For me, losing power during the storm was a humbling experience. The raw power of the winds, the relentless volume of water dumped on the house, and the bitter cold were eye-opening. I was extremely about the basement flooding and the house getting too cold for the kids. I was also surprised at how quickly and easily my saltwater aquarium (which I spend so much time working on and writing about) fell down on the priority list—probably because I had so much else to do that I didn’t even know I needed to have ON a priority list in a big storm situation like that.
The bottom line is that I learned that I had a pretty good plan—that could be executed a lot better. Family and home come first in a storm—that much was natural and even easy—but don’t make things any harder on yourself (like I did) by not having the right gear to make taking care of your saltwater aquarium an easy task.

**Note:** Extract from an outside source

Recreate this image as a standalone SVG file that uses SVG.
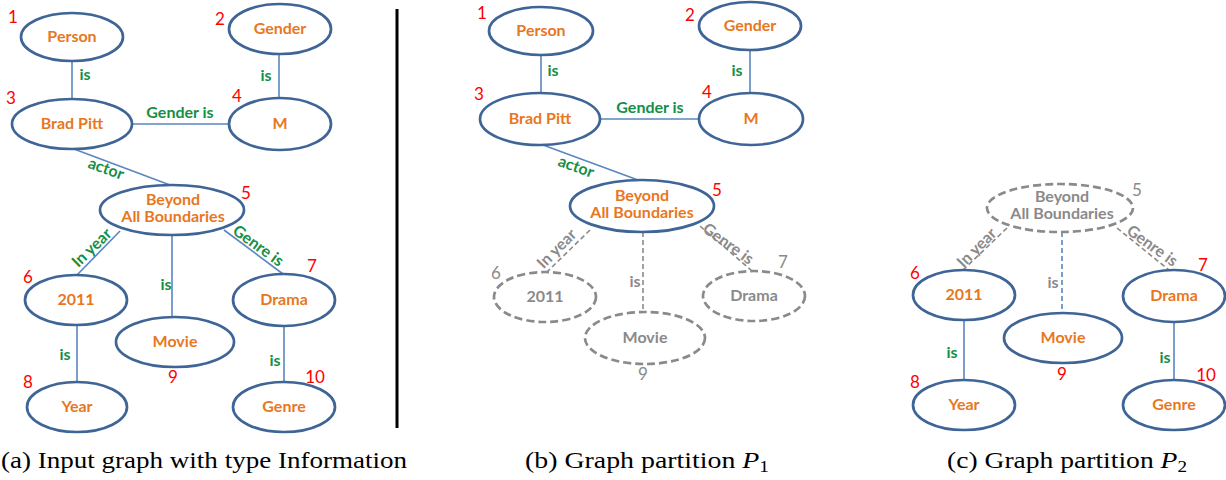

What Actions Am I Going to Take?
One trick I like to use whenever I learn something—is to figure out what it is that I’m going to stop doing—and what I am going to do differently.
Based on what I learned from this storm—I’m going to stop measuring the value of things by cost alone. I had the bare minimum equipment that I needed to make my plan work—and I pulled it off with personal effort—essentially with sweat equity. In hindsight, I wish I didn’t have to spend so much time implementing my plan, so that I could have spent even more great time with my family taking care of them.
As far as what I’m going to do differently—I’m going to buy some more supplies—and have them packed, ready and dedicated to use in a power failure situation. Here is what I’m going to get:
1) A larger, upgraded power inverter. The power inverter was awesome. I used it for much more than just my aquarium—it literally kept my basement dry. I can’t say enough how impressed I was with that little piece of equipment and how I used it during the storm. Awesome.
2) A few more battery back–up air pumps—one for each tank, in total. If this ever happens again, I don’t want to have to run around moving the pumps
3) Heaters—I am going to get 2 aquarium heaters to dedicate to power failure usage—again, it just wasn’t worth the time and hassle to retrieve and use the heater from my sump—at this point I’m going to make the investment so that I can invest more time with my family if the power goes out again
4) Insulating blankets—I hastily slapped those together in the dark. I’m going to spend time trying to get these ready-to-use for next time.
5) I’m going to explore/investigate other battery back-up options—the power inverter solution worked well, but what I didn’t like was having to run out to my car, turn it on, turn it off, etc. I also wonder about how much wear and tear I put on my car—so I am going to look into other battery-related options to see if I can improve on this design, now that I already know it works like a charm.
How about you, what are you going to do?